Wageningen Univ. gets $12.5 million to find vaccine for mosquito borne virus
Wageningen University received a subsidy of 12.5 million euros to create a vaccine against the mosquito borne virus Rift Valley Fever that is safe for humans. The subsidy comes from the Coalition for Epidemic Preparedness Innovation (CEPI), NOS reports.
Rift Valley Fever is an infectious disease that causes high mortality among livestock and can also be dangerous for humans. The disease, named after the Rift Valley in Kenya where it first appeared, is prevalent in Africa and on the Arabian peninsula. People are mainly infected by contact with the blood or organs of infected animals. But the virus can also be transmitted through a bite from a mosquito that has been infected by biting an infected animal. Experts are concerned that the virus can also be transmitted from person to person by the same mosquito that transmits yellow fever. Rift Valley Fever is fatal for around one per 100 infected people.
Previous research by Wageningen University showed hat mosquitoes that are native to the Netherlands are capable of transmitting the Rift Valley Fever virus. There is already a vaccine to protect cattle against the disease. With the 12.5 million dollar subsidy, Wageningen Bioveterinary Research is tasked with investigating the effectiveness and safety of a similar vaccine for humans.

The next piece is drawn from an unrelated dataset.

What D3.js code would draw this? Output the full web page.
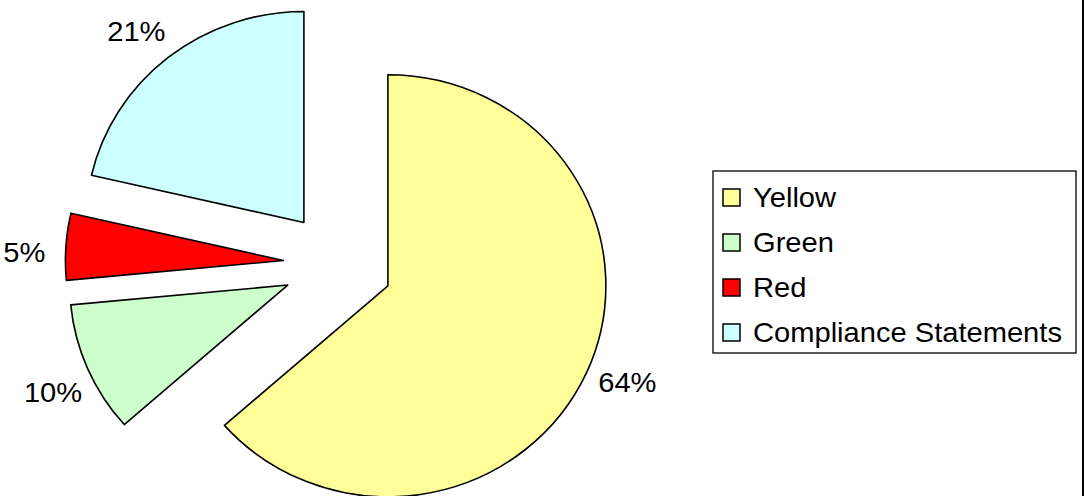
<!DOCTYPE html>
<html>
<head>
<meta charset="utf-8">
<script src="https://cdn.jsdelivr.net/npm/d3@7"></script>
<style>
  body { margin: 0; background: #fff; }
  svg { display: block; font-family: Arial, "Liberation Sans", sans-serif; }
</style>
</head>
<body>
<div id="chart"></div>
<script>
// data (percent shares)
const categories = ['Yellow', 'Green', 'Red', 'Compliance Statements'];
const values = [63.5, 10.0, 5.1, 21.4];
const colors = ['#FFFF99', '#CCFFCC', '#FF0000', '#CCFFFF'];

const width = 1085, height = 496;
const svg = d3.select('#chart').append('svg')
    .attr('width', width)
    .attr('height', height);

// right edge frame line
svg.append('rect')
    .attr('x', 1082).attr('y', 0)
    .attr('width', 2).attr('height', height)
    .attr('fill', '#000');

// pie geometry
const cx = 338, cy = 264;
const r = 211, sx = 1.033;   // picture is slightly stretched horizontally
const explode = 53;
const labelDist = 304;
const labelTurn = -0.025;    // labels sit a touch anticlockwise of the mid angle
const textScale = 1.04;

const pie = d3.pie().sort(null).value(d => d)(values);
const arc = d3.arc().innerRadius(0).outerRadius(r);
const mid = d => (d.startAngle + d.endAngle) / 2;

const g = svg.append('g').attr('transform', `translate(${cx},${cy})`);

const slices = g.selectAll('g.slice')
    .data(pie)
    .enter().append('g')
    .attr('class', 'slice')
    .attr('transform', d => {
        const m = mid(d);
        const ox = sx * explode * Math.sin(m), oy = -explode * Math.cos(m);
        return `translate(${ox},${oy}) scale(${sx},1)`;
    });

slices.append('path')
    .attr('d', arc)
    .attr('fill', (d, i) => colors[i])
    .attr('stroke', '#000')
    .attr('stroke-width', 1.6)
    .attr('vector-effect', 'non-scaling-stroke')
    .attr('stroke-linejoin', 'round');

// percentage labels
g.selectAll('text.pct')
    .data(pie)
    .enter().append('text')
    .attr('class', 'pct')
    .attr('transform', d => {
        const m = mid(d) + labelTurn;
        const x = sx * labelDist * Math.sin(m);
        const y = -labelDist * Math.cos(m) + 10;
        return `translate(${x},${y}) scale(${textScale},1)`;
    })
    .attr('text-anchor', 'middle')
    .attr('font-size', '28px')
    .attr('fill', '#000')
    .text(d => Math.round(d.value) + '%');

// legend
const legend = svg.append('g').attr('transform', 'translate(713,171)');
legend.append('rect')
    .attr('width', 363).attr('height', 182)
    .attr('fill', '#fff')
    .attr('stroke', '#000')
    .attr('stroke-width', 1.3);

const item = legend.selectAll('g.item')
    .data(categories)
    .enter().append('g')
    .attr('class', 'item')
    .attr('transform', (d, i) => `translate(0,${i * 45})`);

item.append('rect')
    .attr('x', 10).attr('y', 18)
    .attr('width', 17).attr('height', 17)
    .attr('fill', (d, i) => colors[i])
    .attr('stroke', '#000')
    .attr('stroke-width', 1.5);

item.append('text')
    .attr('transform', `translate(40,36) scale(${textScale},1)`)
    .attr('font-size', '28px')
    .attr('fill', '#000')
    .text(d => d);
</script>
</body>
</html>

CEPI is a partnership of public, private and philanthropic organizations that was established in Davos in 2017. Since then CEPI invested 380 million dollars in the development of 14 vaccines, including the Rift Valley Fever vaccine led by Wageningen University. All fourteen vaccines are against virus infections that can spread from animal to person and sometimes also from person to person, usually through mosquitoes. Due to climate change, colder regions increasingly have favorable habitats for mosquitoes that previously only existed tropical and sub-tropical regions.